The exponential myth of e-Commerce is that e-Commerce is scalable like hell in a short amount of time, which off course it is if you sell products below cost. The realistic fact is that it is very scalable but as every business, it requires an "inception period" where basic fundamentals of business need to be understood and followed. This includes finding and communicating the right "positioning" in the market, understanding the customer segment and need, understanding your product-market fit and understanding the economics of the business (how to make the business cash flow positive).
The fact of the matter is that lot of e-Commerce companies in India do not know what they are or what they want to become. They all want to become Amazon of India. They start with one category, throw around deals, get to a certain number of orders, add another category, throw more deals around and the video game keeps continuing. Apart from lack of clarity on "positioning", they also are not making efforts to understand how to get the right set of customers to their webstore, convert them through right product-market fit and bring them back through amazing customer service.
More than the entrepreneurs (for whom I have lot of respect), it is the VCs in India who are to be blamed to make it seem like a sprint to finish line.
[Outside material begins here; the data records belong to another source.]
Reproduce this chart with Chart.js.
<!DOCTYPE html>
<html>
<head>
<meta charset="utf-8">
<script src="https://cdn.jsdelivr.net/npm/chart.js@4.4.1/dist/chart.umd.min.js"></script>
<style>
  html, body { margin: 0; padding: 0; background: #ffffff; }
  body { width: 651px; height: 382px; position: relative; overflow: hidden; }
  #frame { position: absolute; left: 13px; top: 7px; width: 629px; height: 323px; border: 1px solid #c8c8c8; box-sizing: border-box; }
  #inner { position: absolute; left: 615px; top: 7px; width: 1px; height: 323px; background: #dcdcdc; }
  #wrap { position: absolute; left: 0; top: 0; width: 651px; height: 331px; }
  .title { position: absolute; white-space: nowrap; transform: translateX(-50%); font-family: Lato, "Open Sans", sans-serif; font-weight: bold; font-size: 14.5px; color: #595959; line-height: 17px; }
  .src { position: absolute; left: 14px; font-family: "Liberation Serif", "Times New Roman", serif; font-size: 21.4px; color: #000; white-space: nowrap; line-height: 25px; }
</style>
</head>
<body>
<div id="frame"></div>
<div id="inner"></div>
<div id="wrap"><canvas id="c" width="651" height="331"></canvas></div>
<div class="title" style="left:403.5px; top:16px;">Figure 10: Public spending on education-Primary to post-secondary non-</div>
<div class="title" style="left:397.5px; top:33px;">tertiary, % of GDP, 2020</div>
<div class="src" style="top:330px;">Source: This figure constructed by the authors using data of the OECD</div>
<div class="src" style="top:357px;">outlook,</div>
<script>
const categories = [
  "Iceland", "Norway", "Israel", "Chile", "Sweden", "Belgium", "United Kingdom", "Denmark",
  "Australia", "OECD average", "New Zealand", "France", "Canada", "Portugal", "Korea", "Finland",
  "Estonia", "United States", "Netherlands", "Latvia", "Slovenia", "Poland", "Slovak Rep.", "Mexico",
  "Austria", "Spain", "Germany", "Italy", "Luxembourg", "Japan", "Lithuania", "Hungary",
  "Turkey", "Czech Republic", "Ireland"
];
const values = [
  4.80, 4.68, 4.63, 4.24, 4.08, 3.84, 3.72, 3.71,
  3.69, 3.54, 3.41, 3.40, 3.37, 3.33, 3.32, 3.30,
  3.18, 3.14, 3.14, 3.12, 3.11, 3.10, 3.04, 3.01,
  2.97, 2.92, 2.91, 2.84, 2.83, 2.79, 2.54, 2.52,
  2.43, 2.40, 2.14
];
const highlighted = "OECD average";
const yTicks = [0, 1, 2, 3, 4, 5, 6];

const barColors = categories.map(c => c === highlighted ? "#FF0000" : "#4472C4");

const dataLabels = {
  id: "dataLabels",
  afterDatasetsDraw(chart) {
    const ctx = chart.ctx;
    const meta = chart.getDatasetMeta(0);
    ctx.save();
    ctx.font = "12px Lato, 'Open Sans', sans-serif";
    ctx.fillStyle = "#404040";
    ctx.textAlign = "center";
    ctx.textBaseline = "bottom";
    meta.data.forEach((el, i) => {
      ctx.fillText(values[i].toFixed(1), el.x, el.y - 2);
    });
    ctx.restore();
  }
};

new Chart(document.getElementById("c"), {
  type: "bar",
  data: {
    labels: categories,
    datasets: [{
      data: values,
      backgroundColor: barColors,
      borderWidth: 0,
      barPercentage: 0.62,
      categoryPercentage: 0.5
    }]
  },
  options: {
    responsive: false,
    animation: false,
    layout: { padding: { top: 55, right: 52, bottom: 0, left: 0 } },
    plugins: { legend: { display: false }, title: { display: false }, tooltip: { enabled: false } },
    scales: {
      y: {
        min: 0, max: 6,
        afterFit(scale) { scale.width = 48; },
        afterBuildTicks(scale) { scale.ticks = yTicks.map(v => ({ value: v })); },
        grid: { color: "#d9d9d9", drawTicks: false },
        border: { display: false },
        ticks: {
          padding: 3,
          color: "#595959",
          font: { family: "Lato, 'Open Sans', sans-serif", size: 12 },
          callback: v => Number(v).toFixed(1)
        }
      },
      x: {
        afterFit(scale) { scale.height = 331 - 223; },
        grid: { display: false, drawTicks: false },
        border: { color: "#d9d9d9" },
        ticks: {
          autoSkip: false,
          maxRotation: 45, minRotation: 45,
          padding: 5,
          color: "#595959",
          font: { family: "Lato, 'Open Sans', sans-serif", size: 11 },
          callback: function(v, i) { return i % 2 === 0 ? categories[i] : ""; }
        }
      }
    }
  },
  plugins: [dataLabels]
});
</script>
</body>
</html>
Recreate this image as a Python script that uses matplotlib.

There is no doubt that in e-Commerce , the "King Only Rules" but to become a King you need to win hearts of your customers which cannot come by throwing money around. The "True e-Commerce " in India will take 3-5 years where people are buying on internet not because of "deals" but because of "convenience", "uniqueness", "excellent customer service" and "great quality of products". The only e-Commerce companies which deliver all these while maintaining a healthy growth in business will be Kings in next 3-5 years. The kids who are playing video games and believe they will become one day Kings are only fantasizing about it. The future King is somewhere playing with the swords and taking time to play it right when time comes.
Lot of VCs have burned their hands in bad e-Commerce investments and are now realizing that these companies need hell lot of money and they have maxed out their Partner limit to invest. Like a herd, they invested and like a herd, they are dropping the ball now. There are very few VCs in India who think and see beyond the obvious and I would say my current investors fall in that bucket. I am fortunate to have them since they believe in what we are doing and how we are doing is not easy.
My parting words to all my entrepreneur fraternity are that e-Commerce is a marathon. Let’s run it together the right way. This is my humble request to all of you.